Regina Hall demanded the writers of her TV comedy Black Monday remove a joke mocking the late Whitney Houston's drug problems.

The show is set during the run-up to the October 1987 stock market crash that was the worst in Wall Street history. Back then Whitney was known as a clean-cut popstar, but passed away in 2012 after battling drug problems for years.

Speaking during a Hollywood Reporter Comedy Actress Roundtable, Regina revealed that she demanded a joke about the I Will Always Love You hitmaker was cut from the script out of respect.

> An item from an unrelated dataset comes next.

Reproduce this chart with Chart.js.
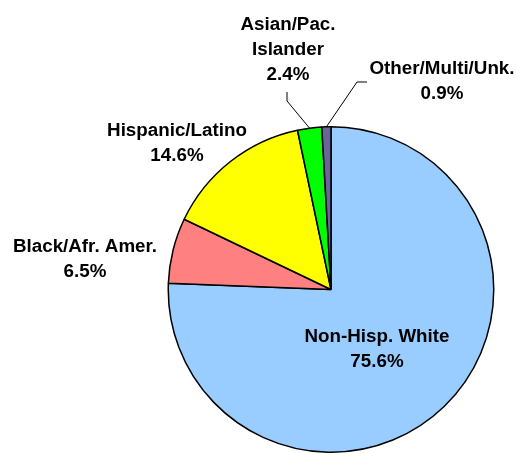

"There was a joke, and I can't remember, but it was a joke I think about drugs and it was about Whitney Houston, and I was like, 'I don't want to say that,'" she remembered. "Artists give so much ... and so to make fun of what was a challenge and an illness. ... The great thing about our writers is they were like, 'Absolutely. We'll just do something else.'"

The show, which also stars Don Cheadle, Andrew Rannells, and Paul Scheer, focuses on a fictional second-tier Wall Street firm, which unusually employs traders from minority backgrounds, including Regina's character Dawn Darcy.

Explaining her character, she added: "It was great to be in the '80s and be successful, and be in a world that, no matter what colour you are, a woman who's Spanish, black, white - they just weren't really in Wall Street, and they still really aren't, so to represent a demographic that's not normally present in a world even today was fun."